# [Task description]
Find the string "this" and gather every line that holds it.

# [Stored data]
########
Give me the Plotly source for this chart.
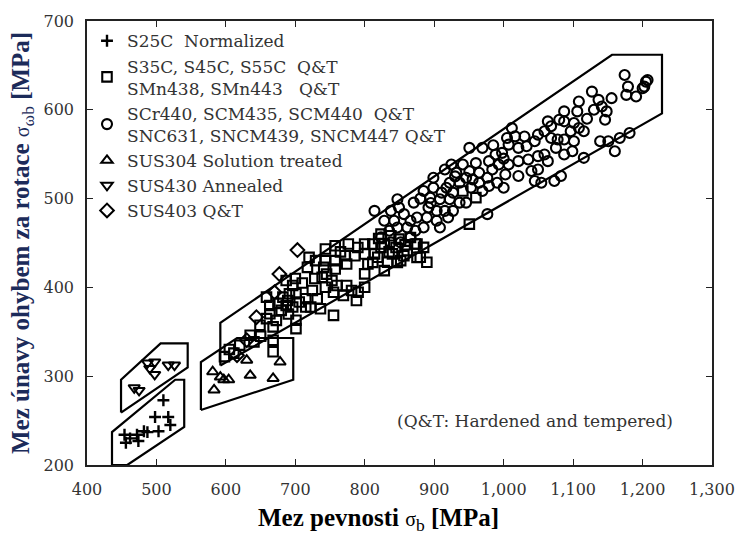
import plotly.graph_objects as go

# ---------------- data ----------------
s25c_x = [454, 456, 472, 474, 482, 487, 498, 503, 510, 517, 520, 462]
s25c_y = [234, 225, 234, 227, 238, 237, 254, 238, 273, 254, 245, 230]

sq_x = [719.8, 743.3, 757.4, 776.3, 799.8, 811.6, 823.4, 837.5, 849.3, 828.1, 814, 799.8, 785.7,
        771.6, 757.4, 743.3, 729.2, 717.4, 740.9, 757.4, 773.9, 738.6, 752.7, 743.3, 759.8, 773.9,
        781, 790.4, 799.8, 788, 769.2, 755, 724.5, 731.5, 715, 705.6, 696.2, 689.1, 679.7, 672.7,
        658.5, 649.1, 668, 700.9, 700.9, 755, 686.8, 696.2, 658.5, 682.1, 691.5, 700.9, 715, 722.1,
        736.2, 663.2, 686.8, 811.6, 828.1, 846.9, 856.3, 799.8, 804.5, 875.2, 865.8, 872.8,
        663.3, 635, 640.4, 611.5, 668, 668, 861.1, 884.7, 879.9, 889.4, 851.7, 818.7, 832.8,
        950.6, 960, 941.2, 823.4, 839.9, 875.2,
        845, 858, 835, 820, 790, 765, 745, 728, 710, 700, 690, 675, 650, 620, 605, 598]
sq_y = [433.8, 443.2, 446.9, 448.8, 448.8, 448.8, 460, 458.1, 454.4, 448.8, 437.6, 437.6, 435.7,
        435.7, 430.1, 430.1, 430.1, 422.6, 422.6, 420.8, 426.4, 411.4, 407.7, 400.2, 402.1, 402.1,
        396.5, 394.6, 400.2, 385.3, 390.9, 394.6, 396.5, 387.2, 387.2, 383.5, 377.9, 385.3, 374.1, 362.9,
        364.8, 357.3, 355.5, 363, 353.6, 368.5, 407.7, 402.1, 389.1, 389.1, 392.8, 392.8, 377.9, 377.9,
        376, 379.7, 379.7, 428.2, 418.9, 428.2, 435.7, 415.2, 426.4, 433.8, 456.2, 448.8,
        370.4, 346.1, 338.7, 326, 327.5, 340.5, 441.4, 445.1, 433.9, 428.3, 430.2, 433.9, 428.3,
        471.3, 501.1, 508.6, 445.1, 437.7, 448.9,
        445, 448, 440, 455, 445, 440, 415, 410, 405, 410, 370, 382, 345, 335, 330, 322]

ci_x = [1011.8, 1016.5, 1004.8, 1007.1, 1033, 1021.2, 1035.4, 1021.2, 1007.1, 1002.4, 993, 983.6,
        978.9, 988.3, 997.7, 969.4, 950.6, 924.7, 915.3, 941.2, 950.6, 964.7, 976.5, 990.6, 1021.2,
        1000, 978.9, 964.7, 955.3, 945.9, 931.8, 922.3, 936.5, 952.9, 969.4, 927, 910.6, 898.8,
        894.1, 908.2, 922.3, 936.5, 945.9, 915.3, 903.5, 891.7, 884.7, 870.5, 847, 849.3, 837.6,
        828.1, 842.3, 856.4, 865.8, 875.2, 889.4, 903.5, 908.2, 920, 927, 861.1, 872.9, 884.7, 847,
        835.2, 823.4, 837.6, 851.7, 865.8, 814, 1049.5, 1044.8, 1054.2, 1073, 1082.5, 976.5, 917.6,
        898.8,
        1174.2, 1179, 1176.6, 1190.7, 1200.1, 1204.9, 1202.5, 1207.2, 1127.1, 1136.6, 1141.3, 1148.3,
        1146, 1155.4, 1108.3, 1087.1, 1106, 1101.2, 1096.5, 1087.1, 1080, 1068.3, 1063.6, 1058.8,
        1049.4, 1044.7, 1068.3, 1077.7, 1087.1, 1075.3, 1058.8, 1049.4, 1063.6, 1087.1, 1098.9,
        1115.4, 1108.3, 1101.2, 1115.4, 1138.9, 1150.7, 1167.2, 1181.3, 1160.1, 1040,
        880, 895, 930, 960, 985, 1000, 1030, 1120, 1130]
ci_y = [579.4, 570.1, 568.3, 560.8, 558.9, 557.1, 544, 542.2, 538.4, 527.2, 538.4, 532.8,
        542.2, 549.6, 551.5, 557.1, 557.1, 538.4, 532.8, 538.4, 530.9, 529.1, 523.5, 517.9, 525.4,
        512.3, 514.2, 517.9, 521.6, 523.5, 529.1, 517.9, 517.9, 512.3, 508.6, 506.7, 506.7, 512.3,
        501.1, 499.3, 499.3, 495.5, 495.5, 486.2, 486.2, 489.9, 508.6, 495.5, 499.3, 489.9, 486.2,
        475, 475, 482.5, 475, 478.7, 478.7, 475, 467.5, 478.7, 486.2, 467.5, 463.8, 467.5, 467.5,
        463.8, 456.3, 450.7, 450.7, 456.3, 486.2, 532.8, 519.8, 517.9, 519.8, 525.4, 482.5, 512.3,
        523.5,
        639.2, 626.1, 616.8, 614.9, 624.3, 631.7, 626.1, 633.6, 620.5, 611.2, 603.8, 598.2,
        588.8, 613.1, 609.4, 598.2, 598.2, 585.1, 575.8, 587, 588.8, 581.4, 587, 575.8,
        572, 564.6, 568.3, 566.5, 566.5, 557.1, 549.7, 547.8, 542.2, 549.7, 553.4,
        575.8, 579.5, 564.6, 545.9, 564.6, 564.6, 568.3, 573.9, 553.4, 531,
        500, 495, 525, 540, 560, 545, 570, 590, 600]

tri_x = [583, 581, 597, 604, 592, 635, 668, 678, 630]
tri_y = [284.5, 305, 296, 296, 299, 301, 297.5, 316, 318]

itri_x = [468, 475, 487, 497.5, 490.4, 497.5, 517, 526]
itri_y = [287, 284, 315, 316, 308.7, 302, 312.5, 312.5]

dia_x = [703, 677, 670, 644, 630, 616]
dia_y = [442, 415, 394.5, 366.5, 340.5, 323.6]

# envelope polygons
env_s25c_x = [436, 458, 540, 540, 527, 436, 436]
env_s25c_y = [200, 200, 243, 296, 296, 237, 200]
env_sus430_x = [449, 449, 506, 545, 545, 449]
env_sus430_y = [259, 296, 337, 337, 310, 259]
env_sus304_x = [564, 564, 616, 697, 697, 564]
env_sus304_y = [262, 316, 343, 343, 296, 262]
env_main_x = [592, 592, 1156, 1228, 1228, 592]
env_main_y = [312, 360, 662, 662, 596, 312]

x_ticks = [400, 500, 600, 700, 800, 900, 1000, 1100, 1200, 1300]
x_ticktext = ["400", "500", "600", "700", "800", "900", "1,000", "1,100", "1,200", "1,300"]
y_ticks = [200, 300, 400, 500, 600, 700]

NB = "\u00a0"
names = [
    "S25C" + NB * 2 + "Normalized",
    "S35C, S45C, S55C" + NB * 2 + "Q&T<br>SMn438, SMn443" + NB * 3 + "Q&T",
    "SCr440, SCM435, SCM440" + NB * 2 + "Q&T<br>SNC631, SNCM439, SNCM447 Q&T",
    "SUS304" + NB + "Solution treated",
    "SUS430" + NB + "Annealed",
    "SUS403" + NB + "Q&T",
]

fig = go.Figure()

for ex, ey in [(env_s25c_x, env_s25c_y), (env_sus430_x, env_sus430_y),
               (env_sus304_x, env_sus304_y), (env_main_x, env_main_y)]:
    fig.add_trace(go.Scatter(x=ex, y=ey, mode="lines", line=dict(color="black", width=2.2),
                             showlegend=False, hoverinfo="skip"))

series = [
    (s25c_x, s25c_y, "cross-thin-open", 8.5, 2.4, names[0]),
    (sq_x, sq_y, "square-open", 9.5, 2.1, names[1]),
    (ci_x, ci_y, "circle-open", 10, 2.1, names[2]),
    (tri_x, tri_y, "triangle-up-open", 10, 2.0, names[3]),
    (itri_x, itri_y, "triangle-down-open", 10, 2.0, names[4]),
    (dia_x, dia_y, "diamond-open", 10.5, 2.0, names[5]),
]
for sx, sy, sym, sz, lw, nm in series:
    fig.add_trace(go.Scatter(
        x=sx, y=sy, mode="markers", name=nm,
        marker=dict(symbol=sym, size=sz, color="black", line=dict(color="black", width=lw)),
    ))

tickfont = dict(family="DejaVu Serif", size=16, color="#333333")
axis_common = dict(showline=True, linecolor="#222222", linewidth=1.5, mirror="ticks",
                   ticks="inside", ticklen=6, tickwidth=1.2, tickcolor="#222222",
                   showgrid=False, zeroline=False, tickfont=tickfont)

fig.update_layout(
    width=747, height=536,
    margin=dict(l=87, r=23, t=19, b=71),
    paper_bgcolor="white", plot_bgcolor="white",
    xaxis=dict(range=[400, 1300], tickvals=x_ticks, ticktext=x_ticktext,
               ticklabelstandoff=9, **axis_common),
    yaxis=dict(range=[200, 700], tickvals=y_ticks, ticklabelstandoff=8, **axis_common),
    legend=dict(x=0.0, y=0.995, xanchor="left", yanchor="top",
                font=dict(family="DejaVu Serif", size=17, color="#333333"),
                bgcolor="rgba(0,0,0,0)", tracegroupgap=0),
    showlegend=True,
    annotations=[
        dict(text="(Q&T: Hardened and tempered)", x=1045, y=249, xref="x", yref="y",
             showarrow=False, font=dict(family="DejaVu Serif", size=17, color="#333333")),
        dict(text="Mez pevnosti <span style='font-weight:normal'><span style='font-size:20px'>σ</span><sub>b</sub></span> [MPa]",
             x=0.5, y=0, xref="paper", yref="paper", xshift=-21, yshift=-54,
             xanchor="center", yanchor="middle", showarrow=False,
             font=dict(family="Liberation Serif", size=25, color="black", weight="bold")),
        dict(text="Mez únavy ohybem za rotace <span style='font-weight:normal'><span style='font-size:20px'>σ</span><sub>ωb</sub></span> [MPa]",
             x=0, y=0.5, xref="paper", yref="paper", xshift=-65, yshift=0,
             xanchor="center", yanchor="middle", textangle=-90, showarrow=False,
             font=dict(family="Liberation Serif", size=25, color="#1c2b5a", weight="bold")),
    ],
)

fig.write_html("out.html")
########
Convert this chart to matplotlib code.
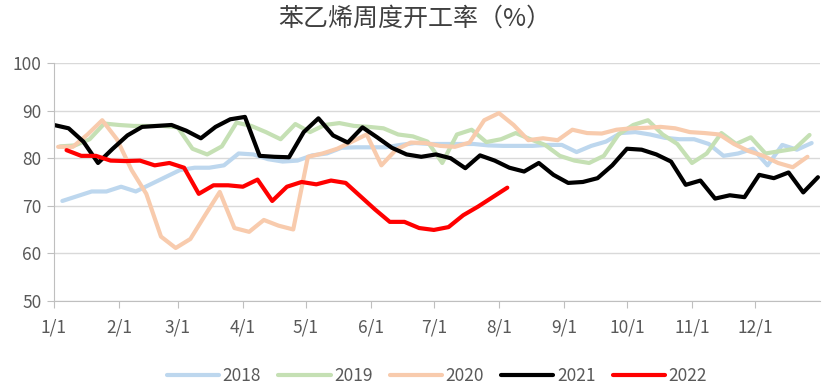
########
# [Task output]
Give me the Plotly source for this chart.
Convert this chart to matplotlib code.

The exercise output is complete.